The surprising truth about a famous figure, either someone alive who is a fraud, or someone long dead whom history has judged unfairly.

An encounter with a celebrity, either because a quick incident proved that person to be extraordinarily gracious and (highest compliment) “human,” or because it exposed his or her hypocrisy.

The state of the world, either because it is hopeless or because there is an obvious solution to its ills that the government refuses to try.

The state of the economy, either because nothing is affordable anymore or because there are amazing opportunities for smart people who act fast to get rich.

And so on. The possibilities are endless, and so are the recitals.

One etiquette question is how much of this a body can stand. If the body is a spouse, the answer is not much more. Can such a performance be stopped? And if so, when?

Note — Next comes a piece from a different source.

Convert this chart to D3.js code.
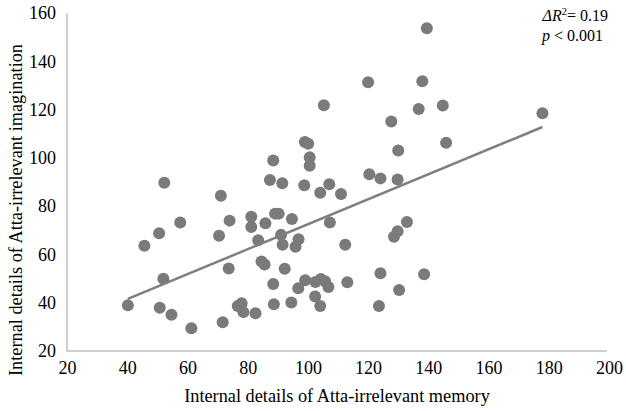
<!DOCTYPE html>
<html><head><meta charset="utf-8">
<script src="https://cdn.jsdelivr.net/npm/d3@7"></script>
<style>body{margin:0;background:#fff}svg{display:block}svg text{font-family:"Liberation Serif","Times New Roman",serif !important;fill:#000}</style>
</head><body><svg id="c" width="626" height="411"></svg>
<script>
const memory = [40.2,45.7,50.6,52.3,57.6,52.0,50.8,54.7,61.3,70.5,71.1,74.0,73.7,71.7,81.2,81.2,85.9,89.1,90.3,94.7,83.5,91.1,91.6,96.9,95.9,84.6,85.6,92.3,88.5,88.5,87.4,91.5,98.8,99.0,100.1,100.6,100.6,105.3,104.1,107.1,107.3,111.0,112.4,99.1,96.8,102.5,104.3,105.7,106.8,102.4,104.1,94.5,88.7,78.0,76.7,78.6,82.6,113.1,120.0,138.0,136.8,144.8,127.7,130.0,145.9,120.4,124.1,129.8,139.5,132.9,129.8,128.6,124.1,138.6,130.3,123.6,177.9];
const imagination = [38.9,63.6,68.8,89.7,73.2,49.9,37.9,35.0,29.4,67.7,84.3,74.0,54.2,31.9,75.6,71.4,72.9,76.9,76.9,74.7,65.9,68.1,64.0,66.3,63.2,57.1,55.8,54.1,47.8,98.9,90.8,89.5,88.7,106.6,105.8,100.2,96.7,121.8,85.5,89.1,73.2,85.0,64.0,49.3,46.0,48.6,49.8,48.9,46.5,42.6,38.6,40.1,39.4,39.8,38.6,36.1,35.6,48.5,131.3,131.7,120.2,121.7,115.1,103.0,106.3,93.2,91.5,91.0,153.7,73.4,69.6,67.3,52.2,51.8,45.3,38.6,118.5];
const xTicks = [20,40,60,80,100,120,140,160,180,200];
const yTicks = [20,40,60,80,100,120,140,160];
const fitLine = [20.8, 0.517]; // intercept, slope
const annot = ["0.19", "< 0.001"];

const FONT = "Liberation Serif";
const svg = d3.select("#c");
const x = d3.scaleLinear().domain([20,200]).range([67,609]);
const y = d3.scaleLinear().domain([20,160]).range([351,13]);

// axes
const xa = svg.append("g").attr("transform","translate(0,351)")
  .call(d3.axisBottom(x).tickValues(xTicks).tickSize(0).tickPadding(10))
  .attr("font-family",FONT).attr("font-size",18);
xa.select(".domain").attr("stroke","#bfbfbf").attr("stroke-width",1.5).attr("d","M67,0H607");
const ya = svg.append("g").attr("transform","translate(67,0)")
  .call(d3.axisLeft(y).tickValues(yTicks).tickSize(0).tickPadding(11))
  .attr("font-family",FONT).attr("font-size",18);
ya.select(".domain").attr("stroke","#bfbfbf").attr("stroke-width",1.5).attr("d","M0,13V351");

// points
svg.append("g").selectAll("circle").data(memory).join("circle")
  .attr("cx",(d)=>x(d)).attr("cy",(d,i)=>y(imagination[i])).attr("r",6)
  .attr("fill","#7a7a7a");

// regression line
const x0 = d3.min(memory), x1 = d3.max(memory);
svg.append("line")
  .attr("x1",x(x0)).attr("y1",y(fitLine[0]+fitLine[1]*x0))
  .attr("x2",x(x1)).attr("y2",y(fitLine[0]+fitLine[1]*x1))
  .attr("stroke","#7f7f7f").attr("stroke-width",2.5);

// titles
svg.append("text").attr("x",337).attr("y",402).attr("text-anchor","middle")
  .attr("font-family",FONT).attr("font-size",18.3).text("Internal details of Atta-irrelevant memory");
svg.append("text").attr("transform","translate(22,210) rotate(-90)").attr("text-anchor","middle")
  .attr("font-family",FONT).attr("font-size",18.3).text("Internal details of Atta-irrelevant imagination");

// annotation
const a1 = svg.append("text").attr("x",608).attr("y",21).attr("text-anchor","end")
  .attr("font-family",FONT).attr("font-size",16);
a1.append("tspan").attr("font-style","italic").text("ΔR");
a1.append("tspan").attr("dy",-6).attr("font-size",10.5).text("2");
a1.append("tspan").attr("dy",6).text("= " + annot[0]);
const a2 = svg.append("text").attr("x",603).attr("y",41).attr("text-anchor","end")
  .attr("font-family",FONT).attr("font-size",16);
a2.append("tspan").attr("font-style","italic").text("p");
a2.append("tspan").text(" " + annot[1]);
</script></body></html>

After that chorus of “Now!” and “Twenty years ago!” Miss Manners must remind sufferers that they, too, have such topics, only they think of them as opportunities to impart polished wit and wisdom. So the second question has to do with control on the part of the storyteller. When, if ever, must a favorite recital be retired?

The polite way to block a story is with a premature “Oh, that’s such a good story” or, on the part of spouses, “I think we may have told them that” (the tactful part being the “we”). It rarely works, in which case polite people exercise patience and remember their own tendencies.

In doing so, they should also remember to pick up such clues directed at themselves, to vary their audiences, to edit their stories for length and finally to retire them after a good run.